Jan. 3 (Bloomberg) -- Commodities rose to the highest in a month as economic indicators from the U.S., China and Germany allayed concern that the world will spin into a recession.
The Standard & Poor’s GSCI Index of 24 commodities advanced as much as 1.7 percent to 655.63, the most since Dec. 8. Manufacturing in the U.S. probably gained in December at the fastest pace in six months, economists said before the release of a report today. German unemployment retreated more than forecast in December while Chinese manufacturing data also signaled expansion in the world’s second-largest economy.
“The new year seems to be bringing fresh buying into oil and other markets, such as gold and silver” said Christopher Bellew, a senior broker in London at Jefferies Bach Ltd. “Commodities will not be held back by Europe as the economic recovery in the U.S. and growth in emerging markets is more important. Iran and Syria are another potential reason for oil to go higher.”
Crude oil for February delivery climbed as much as $2.88, or 2.9 percent, to $101.52 a barrel on the New York Mercantile Exchange.
Oil rose as the U.S. and its allies increased pressure on Iran to halt what they say may be a covert nuclear weapons program. Sanctions signed into law by President Barack Obama on Dec. 31 aim to deter dealings with the Iranian central bank.
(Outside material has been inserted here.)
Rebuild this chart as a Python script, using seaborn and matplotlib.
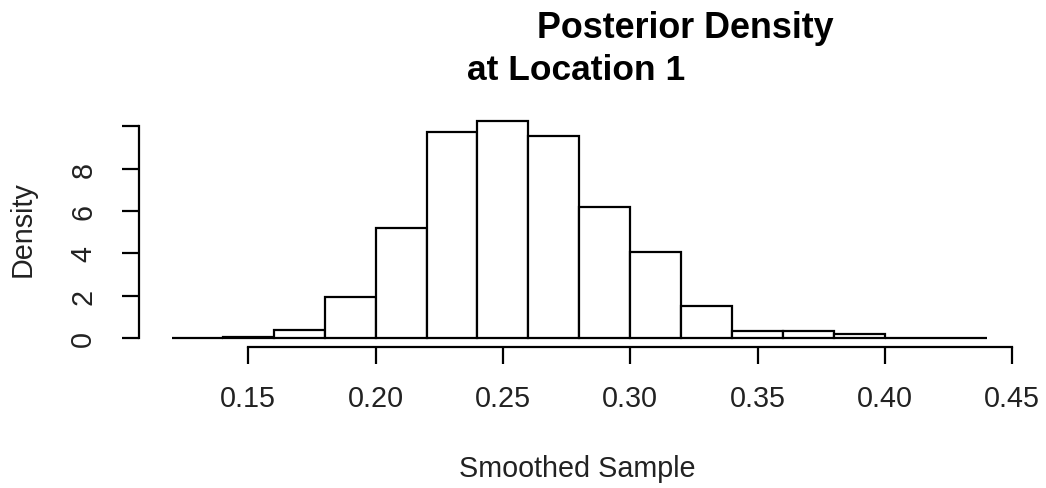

The European Union, which is considering a ban on the Gulf state’s crude, will be ready by Jan. 30 to decide whether to extend its embargo, Michael Mann, a spokesman for the EU, said yesterday.
Iran’s Deputy Navy Commander Rear Admiral Mahmoud Mousavi told Press TV that any effort to harm the country’s interests will lead to “reciprocal measures.”
Gasoline for January delivery rose as much as 3.02 cents, or 1.1 percent, to $2.7165 a gallon in New York, after advancing 9.5 percent last year.
Cash gold gained as much as 1.7 percent to $1,592.25 an ounce, the highest since Dec. 28. Copper futures for March delivery increased as much as 2.6 percent to $3.5245 a pound on the Comex in New York.
Cocoa futures for March delivery climbed as much as 3 percent to $2,172 a ton in New York.
Increasing demand for autos, gains in holiday sales and lean inventories may pave the way for further strength in the U.S. manufacturing sector.
The Institute for Supply Management’s factory index rose to 53.4 last month from 52.7 in November, according to the median projection of 63 economists surveyed by Bloomberg News. Fifty is the dividing line between growth and contraction. Construction spending increased for a fourth straight month in November, another report may show.
China’s purchasing managers’ index rose to 50.3 in December from 49 in November, the Beijing-based logistics federation said Jan. 1. A number above 50 indicates expansion.
Germany’s adjusted jobless rate dropped to 6.8 percent, the Nuremberg-based Federal Labor Agency said today, as exports of cars and machinery boomed and one of the mildest winters on record helped support jobs in construction.